Young Aboriginal and Torres Strait Islanders are almost twice as likely to experience discrimination on the basis of their race or culture than other Australian teenagers, according to the results of a national study.
Nearly 55 percent of Indigenous teenagers aged 15 to 19 years who were involved in Mission Australia’s Youth Survey for 2016 said they had experienced race discrimination compared to 28.3 percent of other teenagers.
They were also more likely to experience unfair treatment or discrimination on the basis of mental health, age, physical health or ability, sexuality, religion and for other reasons.

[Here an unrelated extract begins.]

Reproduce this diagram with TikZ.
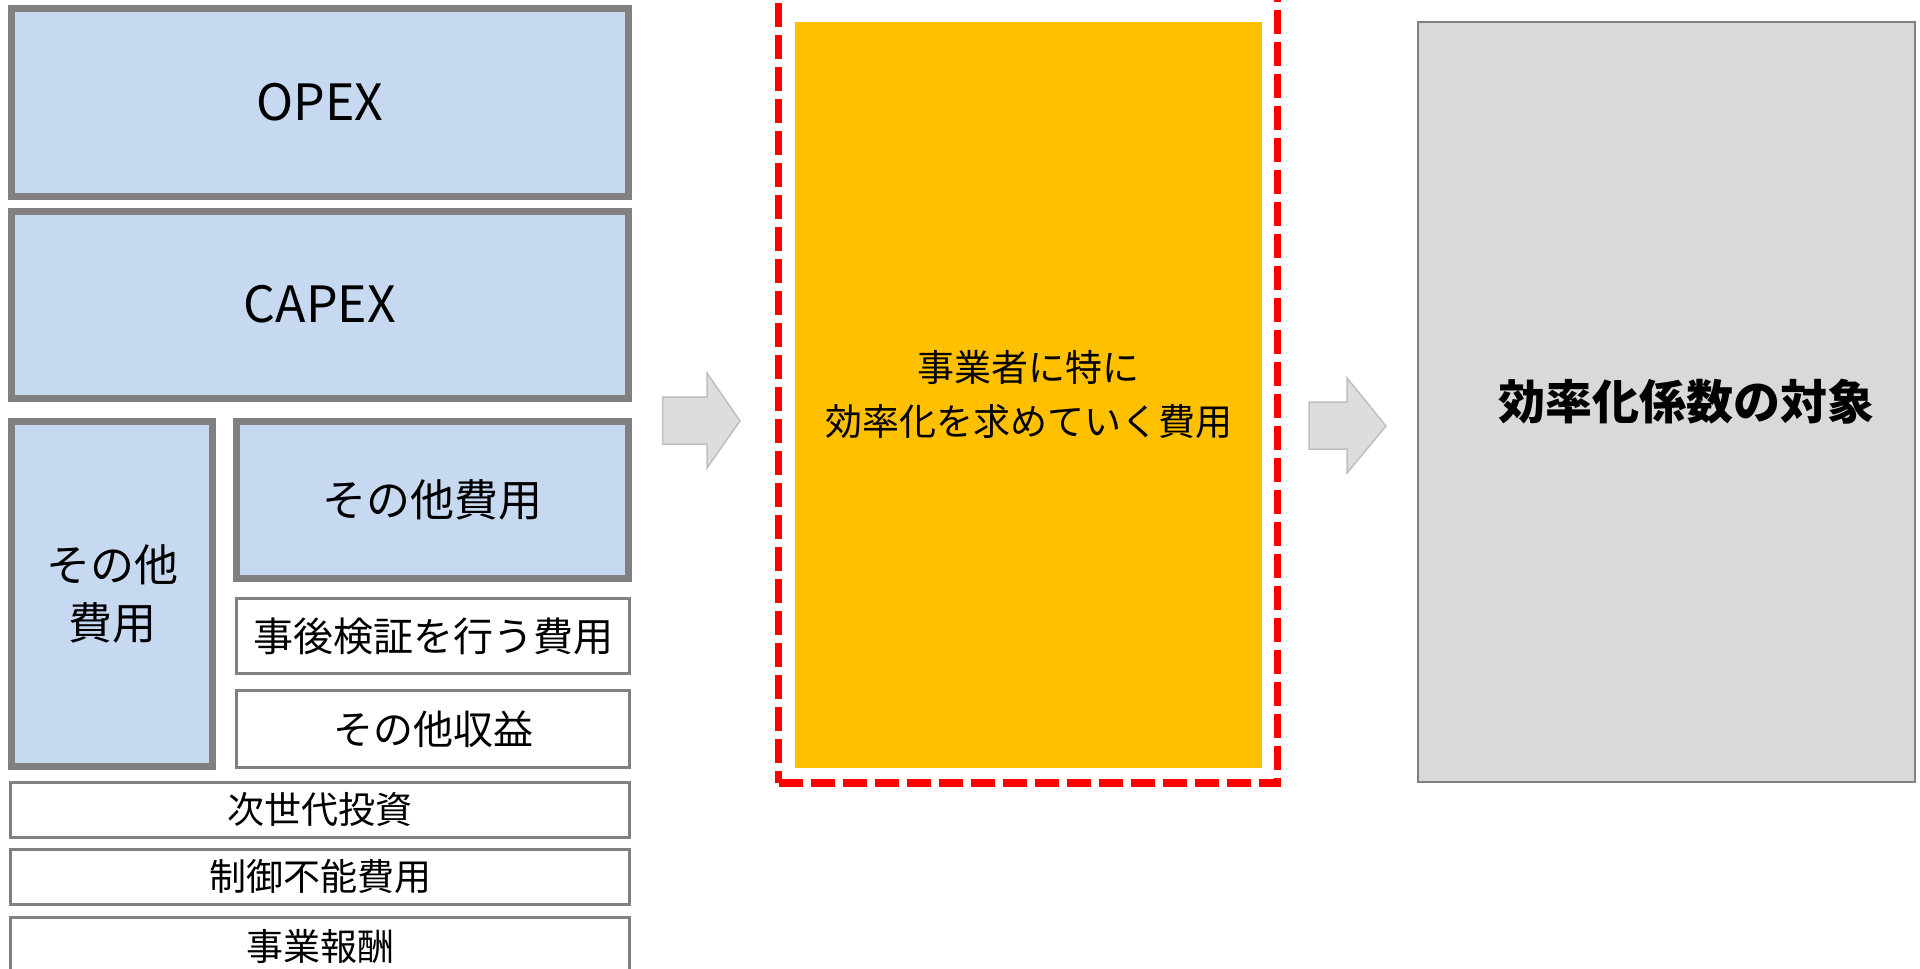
\documentclass[tikz,border=0pt]{standalone}
\usepackage{fontspec}
\setmainfont{Noto Sans CJK JP}
\definecolor{bluefill}{HTML}{C6D9F0}
\definecolor{boxgray}{HTML}{808080}
\definecolor{orangefill}{HTML}{FFC000}
\definecolor{grayfill}{HTML}{D9D9D9}
\definecolor{arrowfill}{HTML}{DDDDDD}
\definecolor{arrowline}{HTML}{BFBFBF}
\definecolor{dashred}{HTML}{FF0000}
\newcommand{\fs}[1]{\fontsize{#1}{#1}\selectfont}
\begin{document}
\begin{tikzpicture}[x=1pt,y=-1pt,
  thickbox/.style={draw=boxgray, line width=7pt, fill=bluefill, inner sep=0pt, outer sep=0pt, align=center},
  thinbox/.style={draw=boxgray, line width=3pt, fill=white, inner sep=0pt, outer sep=0pt, align=center},
  blockarrow/.style={fill=arrowfill, draw=arrowline, line width=1.5pt},
  every node/.style={text=black}]
\useasboundingbox (0,0) rectangle (1920,969);
\clip (0,0) rectangle (1920,969);
\fill[white] (0,0) rectangle (1920,969);

% left stack
\node[thickbox, minimum width=617pt, minimum height=188pt, font=\fs{50}] (opex) at (320,102.5) {OPEX};
\node[thickbox, minimum width=617pt, minimum height=187pt, font=\fs{50}] (capex) at (320,304.5) {CAPEX};
\node[thickbox, minimum width=201pt, minimum height=345pt, font={\fontsize{44}{58}\selectfont}] (otherL) at (112,594) {その他\\費用};
\node[thickbox, minimum width=392pt, minimum height=157pt, font=\fs{44}] (otherR) at (432.5,500) {その他費用};
\node[thinbox, minimum width=393pt, minimum height=75pt, font=\fs{40}] (verify) at (433,636) {事後検証を行う費用};
\node[thinbox, minimum width=393pt, minimum height=76.5pt, font=\fs{40}] (income) at (433,728.75) {その他収益};
\node[thinbox, minimum width=619pt, minimum height=55pt, font=\fs{37}] (nextgen) at (320,809.5) {次世代投資};
\node[thinbox, minimum width=619pt, minimum height=55pt, font=\fs{37}] (uncontrol) at (320,876.5) {制御不能費用};
\node[thinbox, minimum width=619pt, minimum height=58pt, font=\fs{37}] (reward) at (320,946) {事業報酬};

% middle
\node[draw=dashred, line width=7.5pt, dash pattern=on 24pt off 8pt, minimum width=499pt, minimum height=803pt, inner sep=0pt] (focus) at (1028.2,381.5) {};
\node[fill=orangefill, minimum width=467pt, minimum height=745.7pt, inner sep=0pt, align=center, font={\fontsize{37}{54}\selectfont}] (cost) at (1028.5,394.85) {事業者に特に\\効率化を求めていく費用};

% right
\node[draw=boxgray, line width=2pt, fill=grayfill, minimum width=497pt, minimum height=760pt, inner sep=0pt, font={\fs{47}\bfseries}] (target) at (1666.5,402) {\hspace*{40pt}効率化係数の対象};

% block arrows
\filldraw[blockarrow] (662.5,397) -- (707,397) -- (707,373) -- (740,421) -- (707,468) -- (707,444) -- (662.5,444) -- cycle;
\filldraw[blockarrow] (1309,402) -- (1347,402) -- (1347,378) -- (1386,426) -- (1347,473) -- (1347,449) -- (1309,449) -- cycle;
\end{tikzpicture}
\end{document}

The survey also found that half of all the young people involved — Indigenous and non-Indigenous — had witnessed someone else being unfairly treated or discriminated against in the past year.
Race and cultural discrimination were nominated as the cause of 57.5 percent of incidents.
Mission Australia chief executive officer Catherine Yeomans said Australia needed to address the numbers of young people experiencing and witnessing all forms of discrimination.
“These levels are simply unacceptable and we must ask ourselves what we can all do to change these results,” she said.
“Political and social leadership is required to help change some of those pervasive attitudes.
“We have to challenge stereotypes and explicit discrimination when we see it. And this needs to be addressed by governments, businesses, sports and other institutions as well as in the media and at schools.”
The report said studies had shown discrimination could have a negative impact on mental health, with effects including increased psychological distress, depression and anxiety.
Nearly 22,000 teenagers nationwide were involved in the study, which provides a snap shot of Australian youth.
Nearly 1300 of the respondents were Aboriginal or Torres Strait Islander. Of those, 3.7 percent reported speaking an Indigenous language at home. Just over nine percent reported they had a disability.
The report also shed light on the hopes and challenges faced by Indigenous teenagers.
The percentage of Indigenous youths studying full time (84.5 percent) was lower than in the general population (95.3 percent).
Of those who were still at school, 92.8 percent of Indigenous students said they planned to finish Year 12 compared to 97 percent for non-Indigenous students.
Aboriginal and Torres Strait Islander males were less likely to plan to finish Year 12 — almost 10 percent said they would not continue with their schooling compared to 3.9 percent of female students.
Three in 10 Indigenous youths, or 29.6 percent, indicated they were currently doing a vocational education and training course or had previously done one compared to 19.3 percent of non-Indigenous respondents.
Less than half (45.8 percent) of Indigenous students planned to go on to tertiary studies compared to 70.3 percent of non-Indigenous students. Of those Indigenous students planning to go to university, a greater proportion were female.
Higher proportions of Aboriginal and Torres Strait Islander teenagers indicated they planned to get a job (40.3 percent compared to 32.4 percent of non-Indigenous youths); to get an apprenticeship (17.7 percent compared to 8.3 percent); and to go to TAFE or college (16.5 percent compared to 12.3 percent).
Males were more likely than females to have their sights set on getting work or an apprenticeship.
A small group of Aboriginal and Torres Strait Islander teenagers (1.8 percent) said they felt no choices were available to them after they left school.
The top three influences on career choices were parents, other family members and the internet. Family relationships, friendships and physical and mental health were the things most Indigenous young people valued along with school or study satisfaction and getting a job.
Indigenous and non-Indigenous teenagers identified the same top three issues for Australia today — alcohol and drugs, equity and discrimination and mental health.
The study was released on Tuesday (December 6).